From the records below, transcribe only the lines running from the one with "Give me the matplotlib source for this chart." through the one with "NARROW = ['Roboto". Keep both of those end lines.

• **Supplied information**
━━━━━━━━
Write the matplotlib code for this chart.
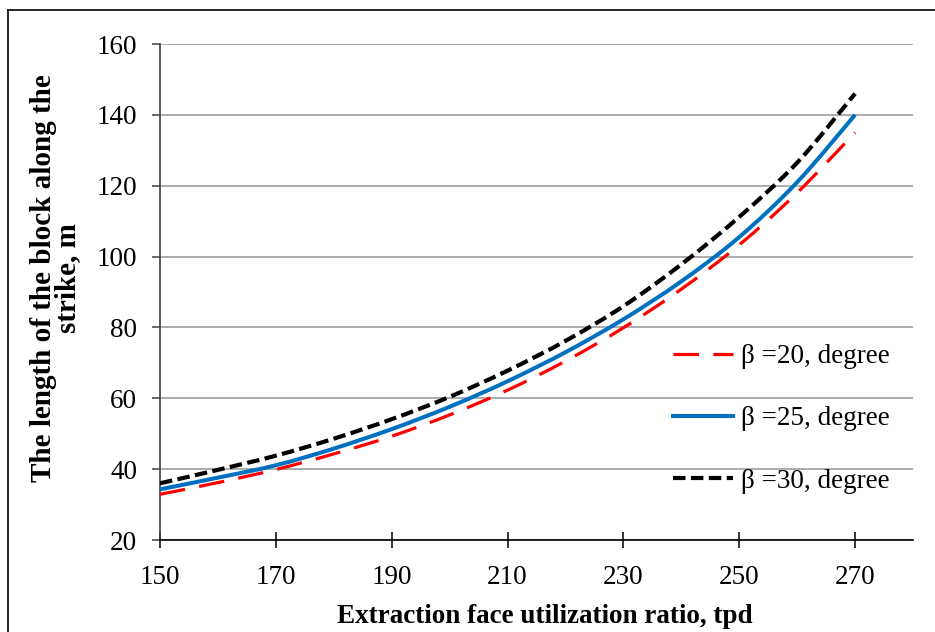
━━━━━━━━
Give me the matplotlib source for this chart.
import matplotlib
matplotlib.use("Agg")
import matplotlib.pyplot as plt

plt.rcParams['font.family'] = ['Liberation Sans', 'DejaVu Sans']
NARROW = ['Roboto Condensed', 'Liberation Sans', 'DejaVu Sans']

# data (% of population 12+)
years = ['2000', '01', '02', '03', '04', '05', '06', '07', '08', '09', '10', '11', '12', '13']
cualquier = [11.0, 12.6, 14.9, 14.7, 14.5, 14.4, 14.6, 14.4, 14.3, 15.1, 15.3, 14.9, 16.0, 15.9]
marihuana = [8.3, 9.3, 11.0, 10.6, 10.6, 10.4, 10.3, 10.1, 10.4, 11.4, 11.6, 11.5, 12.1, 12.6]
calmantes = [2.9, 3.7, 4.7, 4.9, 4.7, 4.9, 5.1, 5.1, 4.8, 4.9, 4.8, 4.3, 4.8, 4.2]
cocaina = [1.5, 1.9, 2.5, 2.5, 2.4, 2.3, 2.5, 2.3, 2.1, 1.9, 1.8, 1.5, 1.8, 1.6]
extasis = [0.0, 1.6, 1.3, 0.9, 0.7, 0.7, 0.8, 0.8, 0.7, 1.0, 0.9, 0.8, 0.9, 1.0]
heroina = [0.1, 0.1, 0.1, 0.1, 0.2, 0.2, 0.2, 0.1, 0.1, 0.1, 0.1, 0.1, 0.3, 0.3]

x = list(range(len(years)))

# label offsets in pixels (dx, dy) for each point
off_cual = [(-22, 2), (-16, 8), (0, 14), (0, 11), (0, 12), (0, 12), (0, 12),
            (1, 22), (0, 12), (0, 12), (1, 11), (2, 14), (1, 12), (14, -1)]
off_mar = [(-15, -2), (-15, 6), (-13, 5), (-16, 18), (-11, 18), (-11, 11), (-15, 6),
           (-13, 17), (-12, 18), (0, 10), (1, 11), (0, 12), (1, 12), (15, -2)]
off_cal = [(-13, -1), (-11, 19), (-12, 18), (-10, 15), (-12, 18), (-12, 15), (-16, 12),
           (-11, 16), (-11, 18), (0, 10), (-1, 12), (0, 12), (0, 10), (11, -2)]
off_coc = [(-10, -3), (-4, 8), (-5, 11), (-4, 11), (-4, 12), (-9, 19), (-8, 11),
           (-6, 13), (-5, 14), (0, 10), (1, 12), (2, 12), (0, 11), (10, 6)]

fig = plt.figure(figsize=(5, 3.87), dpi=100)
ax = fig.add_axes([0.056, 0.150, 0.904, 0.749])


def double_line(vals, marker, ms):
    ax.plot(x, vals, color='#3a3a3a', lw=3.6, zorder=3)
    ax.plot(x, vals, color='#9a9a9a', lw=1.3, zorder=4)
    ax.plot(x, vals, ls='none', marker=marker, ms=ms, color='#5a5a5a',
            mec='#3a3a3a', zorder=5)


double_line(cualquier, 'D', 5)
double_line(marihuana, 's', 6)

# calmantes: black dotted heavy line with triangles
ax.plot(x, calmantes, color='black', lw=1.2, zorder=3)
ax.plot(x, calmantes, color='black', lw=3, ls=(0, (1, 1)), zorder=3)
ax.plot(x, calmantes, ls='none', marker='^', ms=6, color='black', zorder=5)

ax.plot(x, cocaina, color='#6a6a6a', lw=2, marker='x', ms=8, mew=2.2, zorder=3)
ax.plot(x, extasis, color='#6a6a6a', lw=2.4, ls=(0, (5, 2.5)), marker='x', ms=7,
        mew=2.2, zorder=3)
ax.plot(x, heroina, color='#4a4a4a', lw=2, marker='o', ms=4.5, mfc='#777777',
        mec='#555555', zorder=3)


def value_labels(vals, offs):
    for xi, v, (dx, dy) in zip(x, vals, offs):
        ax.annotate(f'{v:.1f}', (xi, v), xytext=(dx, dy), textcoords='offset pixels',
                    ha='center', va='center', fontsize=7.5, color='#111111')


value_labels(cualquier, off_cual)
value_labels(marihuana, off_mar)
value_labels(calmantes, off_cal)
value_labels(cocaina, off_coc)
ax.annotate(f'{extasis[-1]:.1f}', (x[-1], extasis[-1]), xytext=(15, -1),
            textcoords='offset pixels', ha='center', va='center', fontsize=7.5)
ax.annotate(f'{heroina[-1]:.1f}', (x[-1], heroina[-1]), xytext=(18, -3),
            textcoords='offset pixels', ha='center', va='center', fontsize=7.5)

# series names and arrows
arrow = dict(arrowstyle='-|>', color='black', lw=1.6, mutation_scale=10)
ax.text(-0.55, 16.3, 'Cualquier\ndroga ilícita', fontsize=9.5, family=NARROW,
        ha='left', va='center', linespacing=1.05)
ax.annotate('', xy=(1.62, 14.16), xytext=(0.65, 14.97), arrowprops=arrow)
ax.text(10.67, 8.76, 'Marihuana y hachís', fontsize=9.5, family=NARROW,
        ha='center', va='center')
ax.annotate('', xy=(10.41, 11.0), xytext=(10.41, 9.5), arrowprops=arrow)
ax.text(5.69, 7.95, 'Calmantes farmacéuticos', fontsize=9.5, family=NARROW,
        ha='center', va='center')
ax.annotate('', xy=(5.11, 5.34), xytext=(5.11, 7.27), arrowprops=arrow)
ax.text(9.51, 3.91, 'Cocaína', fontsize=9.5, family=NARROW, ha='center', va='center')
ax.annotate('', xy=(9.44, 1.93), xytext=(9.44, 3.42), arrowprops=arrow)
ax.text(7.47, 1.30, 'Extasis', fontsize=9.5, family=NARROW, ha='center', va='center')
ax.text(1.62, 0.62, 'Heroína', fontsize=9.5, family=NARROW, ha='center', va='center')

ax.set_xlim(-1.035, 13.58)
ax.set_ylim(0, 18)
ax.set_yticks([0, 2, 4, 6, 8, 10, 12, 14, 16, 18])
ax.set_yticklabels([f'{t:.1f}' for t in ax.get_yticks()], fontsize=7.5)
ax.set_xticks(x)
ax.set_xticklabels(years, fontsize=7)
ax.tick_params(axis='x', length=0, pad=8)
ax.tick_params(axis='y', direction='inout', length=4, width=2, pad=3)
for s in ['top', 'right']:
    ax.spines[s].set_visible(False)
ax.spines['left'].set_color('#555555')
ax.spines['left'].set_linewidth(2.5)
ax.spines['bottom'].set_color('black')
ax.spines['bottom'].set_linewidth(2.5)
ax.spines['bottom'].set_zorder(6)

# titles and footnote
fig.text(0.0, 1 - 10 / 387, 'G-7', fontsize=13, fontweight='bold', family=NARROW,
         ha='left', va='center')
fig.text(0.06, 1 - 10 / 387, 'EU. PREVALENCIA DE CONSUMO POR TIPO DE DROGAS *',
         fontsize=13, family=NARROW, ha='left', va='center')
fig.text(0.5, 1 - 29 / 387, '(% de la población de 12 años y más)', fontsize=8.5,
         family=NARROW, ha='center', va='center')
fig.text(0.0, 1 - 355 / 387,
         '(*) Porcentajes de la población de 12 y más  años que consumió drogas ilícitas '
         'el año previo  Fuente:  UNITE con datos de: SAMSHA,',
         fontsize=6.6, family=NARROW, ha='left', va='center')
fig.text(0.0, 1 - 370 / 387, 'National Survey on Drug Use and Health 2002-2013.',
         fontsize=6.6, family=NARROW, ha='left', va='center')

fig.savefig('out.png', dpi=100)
━━━━━━━━
• **Complete output**
Give me the matplotlib source for this chart.
import matplotlib
matplotlib.use("Agg")
import matplotlib.pyplot as plt

plt.rcParams['font.family'] = ['Liberation Sans', 'DejaVu Sans']
NARROW = ['Roboto Condensed', 'Liberation Sans', 'DejaVu Sans']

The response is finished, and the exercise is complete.